Before the 2021–22 season, the scoring system in Varsity Spirit and USASF governed competitions was straightforward. The scoring followed the main divisions of an all star cheerleading routine, stunts, pyramid, jumps, tosses, running tumbling, standing tumbling and dance. Each of these sections were allocated ten points, five for difficulty and five for execution except for dance. The scoring also allocated ten points for both performance and routine composition, five points to for stunt and pyramid creativity, and five points for stunt quantity. Lastly for coed teams five points were used to score coed stunts, non-coed teams were given a five. This scoring results in 100 possible points without deductions.
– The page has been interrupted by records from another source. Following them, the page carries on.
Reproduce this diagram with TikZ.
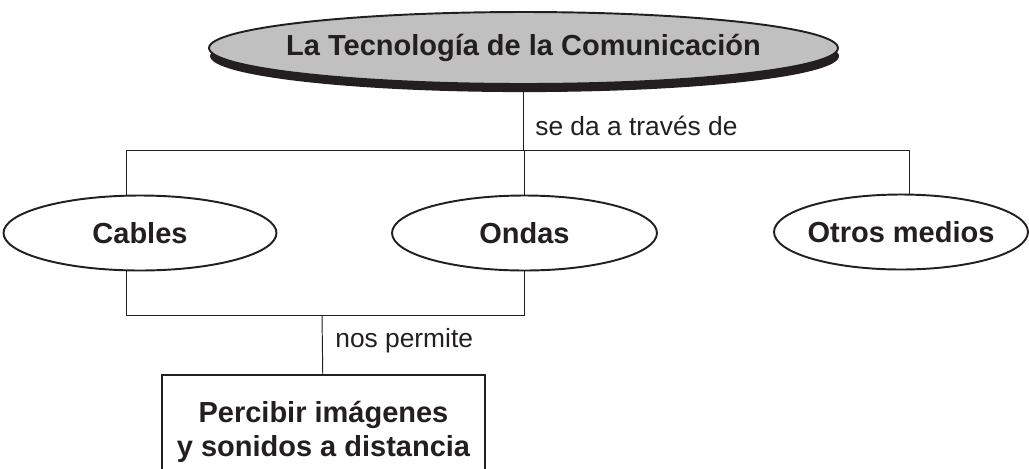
\documentclass[tikz,border=0pt]{standalone}
\usepackage{fontspec}
\setmainfont{Liberation Sans}
\usetikzlibrary{shapes.geometric,shadows,positioning}
\pgfdeclarelayer{back}
\pgfsetlayers{back,main}
\definecolor{grisfondo}{RGB}{192,192,192}
\definecolor{tinta}{RGB}{35,31,32}
\tikzset{
  titulo/.style={ellipse, draw=tinta, line width=1.1pt, fill=grisfondo,
    inner xsep=-0.6cm, inner ysep=0pt,
    minimum width=12.58cm, minimum height=1.44cm, text=tinta,
    font=\bfseries\fontsize{16.5pt}{19.5pt}\selectfont,
    drop shadow={shadow xshift=0.6pt, shadow yshift=-4.6pt, fill=tinta, opacity=1}},
  medio/.style={ellipse, draw=tinta, line width=1.1pt, fill=white,
    inner xsep=-0.3cm, inner ysep=0pt,
    minimum height=1.5cm, text=tinta, font=\bfseries\fontsize{16.5pt}{19.5pt}\selectfont},
  caja/.style={rectangle, draw=tinta, line width=1.4pt, fill=white, align=center,
    minimum width=6.46cm, minimum height=2.28cm, text=tinta,
    font=\bfseries\fontsize{16.5pt}{19.5pt}\selectfont},
  etiqueta/.style={anchor=base west, inner sep=0pt, text=tinta,
    font=\fontsize{15pt}{18pt}\selectfont},
  conector/.style={draw=tinta, line width=0.55pt}
}
\begin{document}
\begin{tikzpicture}[x=0.02cm, y=-0.02cm]
  \useasboundingbox (0,0) rectangle (1029,468);
  \clip (0,0) rectangle (1029,468);

  % conceptos
  \node[titulo] (tec) at (523.5,48) {La Tecnología de la Comunicación};
  \node[medio, minimum width=5.46cm] (cab) at (140,233) {Cables};
  \node[medio, minimum width=5.3cm] (ond) at (524.5,233) {Ondas};
  \node[medio, minimum width=5.08cm] (otr) at (901,232) {Otros medios};
  \node[caja] (perc) at (323.5,432) {Percibir imágenes\\y sonidos a distancia};

  % uniones
  \coordinate (izq) at (126,150);
  \coordinate (der) at (909,150);
  \coordinate (abj) at (322,315);
  \begin{pgfonlayer}{back}
    \draw[conector] (tec) -- (tec |- izq);
    \draw[conector] (cab -| izq) -- (izq) -- (der) -- (der |- otr);
    \draw[conector] (ond) -- (ond |- izq);
    \draw[conector] (cab -| izq) -- (abj -| izq) -- (abj -| ond) -- (ond);
    \draw[conector] (abj) -- (perc);
  \end{pgfonlayer}

  % palabras de enlace
  \node[etiqueta] (seda) at (535,135) {se da a través de};
  \node[etiqueta] (nos) at (335,347) {nos permite};
\end{tikzpicture}
\end{document}
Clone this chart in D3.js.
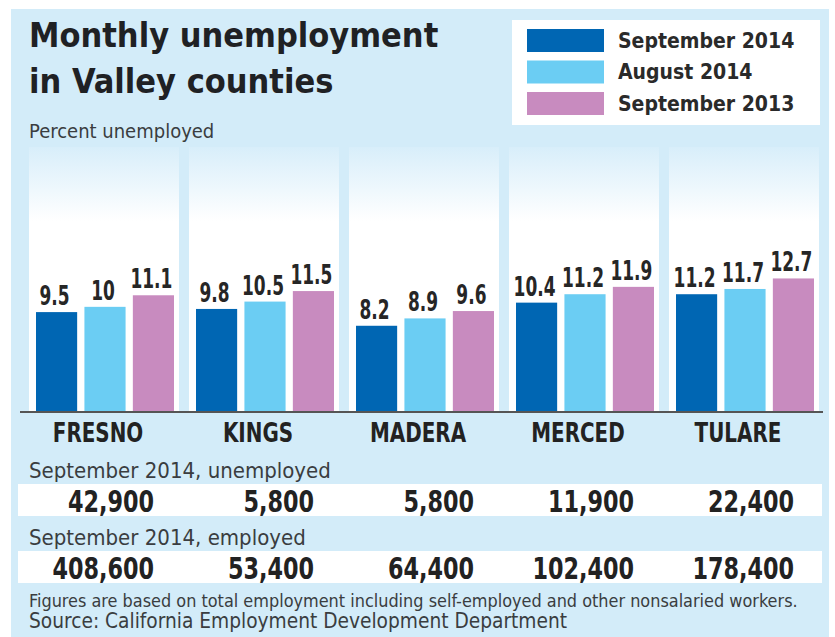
<!DOCTYPE html>
<html><head><meta charset="utf-8">
<script src="https://cdn.jsdelivr.net/npm/d3@7"></script>
<style>
html,body{margin:0;padding:0;background:#fff;}
svg{display:block;}
.cond{font-family:"DejaVu Sans Condensed","DejaVu Sans",sans-serif;font-stretch:condensed;}
</style></head>
<body>
<script>
const counties = ["FRESNO","KINGS","MADERA","MERCED","TULARE"];
const seriesNames = ["September 2014","August 2014","September 2013"];
const sep2014 = [9.5, 9.8, 8.2, 10.4, 11.2];
const aug2014 = [10, 10.5, 8.9, 11.2, 11.7];
const sep2013 = [11.1, 11.5, 9.6, 11.9, 12.7];
const unemployedSep2014 = [42900, 5800, 5800, 11900, 22400];
const employedSep2014 = [408600, 53400, 64400, 102400, 178400];
const seriesColors = ["#0066b3", "#6bcdf3", "#c88bbf"];

const W = 835, H = 637;
const svg = d3.select("body").append("svg").attr("width", W).attr("height", H);

const defs = svg.append("defs");
const grad = defs.append("linearGradient").attr("id","colGrad").attr("x1",0).attr("x2",0).attr("y1",0).attr("y2",1);
grad.append("stop").attr("offset","0%").attr("stop-color","#d8eefa");
grad.append("stop").attr("offset","28%").attr("stop-color","#ffffff");
grad.append("stop").attr("offset","100%").attr("stop-color","#ffffff");

// background panel
svg.append("rect").attr("x",11).attr("y",9).attr("width",818).attr("height",H-9).attr("fill","#d3ecf9");

// scales
const x0 = d3.scaleBand().domain(counties).range([25, 825]);
const x1 = d3.scaleBand().domain(seriesNames).range([11, 149]).paddingInner(0.15);
const y = d3.scaleLinear().domain([0, 25.2]).range([412, 147]);

const seriesData = [sep2014, aug2014, sep2013];

// column panels
svg.append("g").selectAll("rect").data(counties).join("rect")
  .attr("x", d => x0(d) + 4)
  .attr("y", y(25.2))
  .attr("width", x0.bandwidth() - 10)
  .attr("height", y(0) - y(25.2))
  .attr("fill", "url(#colGrad)");

// bars
const groups = svg.append("g").selectAll("g").data(counties).join("g")
  .attr("transform", d => `translate(${x0(d)},0)`);

const cells = (c, i) => seriesNames.map((s, j) => ({s, v: seriesData[j][i], j}));

groups.selectAll("rect").data(cells)
  .join("rect")
  .attr("x", d => x1(d.s))
  .attr("y", d => y(d.v))
  .attr("width", x1.bandwidth())
  .attr("height", d => y(0) - y(d.v))
  .attr("fill", d => seriesColors[d.j]);

groups.selectAll("text").data(cells)
  .join("text")
  .attr("class","cond")
  .attr("transform", d => `translate(${x1(d.s) + x1.bandwidth()/2 - 2},${y(d.v) - 7}) scale(0.7,1)`)
  .attr("text-anchor","middle")
  .attr("font-size", 27)
  .attr("font-weight","bold")
  .attr("fill","#262626")
  .text(d => String(d.v));

// baseline axis
const xAxis = d3.axisBottom(x0).tickSize(0).tickPadding(0);
const ax = svg.append("g").attr("transform", `translate(0,${y(0)})`).call(xAxis);
ax.select(".domain").attr("d", "M20,0H823").attr("stroke","#555").attr("stroke-width",2);
ax.selectAll(".tick text")
  .attr("class","cond")
  .attr("font-size", 27)
  .attr("font-weight","bold")
  .attr("fill","#222")
  .attr("dy", null)
  .attr("y", null)
  .attr("transform", "translate(-7,30) scale(0.82,1)");

// title
const title = svg.append("g").attr("class","cond").attr("fill","#1f2124").attr("font-weight","bold").attr("font-size",34);
title.append("text").attr("x",29).attr("y",47).text("Monthly unemployment");
title.append("text").attr("x",29).attr("y",93).text("in Valley counties");
svg.append("text").attr("class","cond").attr("x",29).attr("y",138).attr("font-size",20).attr("fill","#3a3d40").text("Percent unemployed");

// legend
const lg = svg.append("g");
lg.append("rect").attr("x",512).attr("y",20).attr("width",308).attr("height",105).attr("fill","#fff");
const li = lg.selectAll("g").data(seriesNames).join("g")
  .attr("transform", (d,i) => `translate(527,${29 + i*31.5})`);
li.append("rect").attr("width",77).attr("height",23).attr("fill",(d,i)=>seriesColors[i]);
li.append("text").attr("class","cond").attr("x",91).attr("y",18.5)
  .attr("font-size",21).attr("font-weight","bold").attr("fill","#2a2a2a").text(d=>d);

// table
const fmt = d3.format(",");
function tableRow(label, labelY, rowY, values) {
  svg.append("text").attr("class","cond").attr("x",29).attr("y",labelY)
    .attr("font-size",22).attr("fill","#3a3d40").text(label);
  svg.append("rect").attr("x",18).attr("y",rowY).attr("width",804).attr("height",32).attr("fill","#fff");
  svg.append("g").selectAll("text").data(values).join("text")
    .attr("class","cond")
    .attr("transform",(d,i)=> `translate(${x0(counties[i]) + x0.bandwidth()/2 + 49},${rowY + 28}) scale(0.8,1)`)
    .attr("text-anchor","end")
    .attr("font-size",31).attr("font-weight","bold").attr("fill","#222")
    .text(d=>fmt(d));
}
tableRow("September 2014, unemployed", 478, 484, unemployedSep2014);
tableRow("September 2014, employed", 545, 551, employedSep2014);

svg.append("text").attr("class","cond").attr("x",29).attr("y",607).attr("font-size",17.9).attr("fill","#3a3d40")
  .text("Figures are based on total employment including self-employed and other nonsalaried workers.");
svg.append("text").attr("class","cond").attr("x",29).attr("y",628).attr("font-size",20.7).attr("fill","#3a3d40")
  .text("Source: California Employment Development Department");
</script>
</body></html>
The 2021–22 season scoring system changed most dramatically in that the major sections of the routine were no longer scored evenly. Stunts, pyramid, standing tumbling and running tumbling are allocated eight points, four for difficulty and four for execution; tosses and jumps were allocated four, two for difficulty and two for execution; and dance was only given two points. The amount allocated to routine composition dropped to two points while performance was dropped entirely, instead there are now two points allocated to a similar category, overall impression. Stunt and pyramid creativity are now allocated one point each. Another large change, mainly for all girl teams, is the change of the scoring sheet from coed teams to not coed teams. Meaning, coed teams still get scored on their coed stunts, unless they are an international team, however, the all-girl and international coed teams have the coed scoring section replaced with stunt quantity. This scoring results in 50 possible points which is doubled to obtain 100 possible points.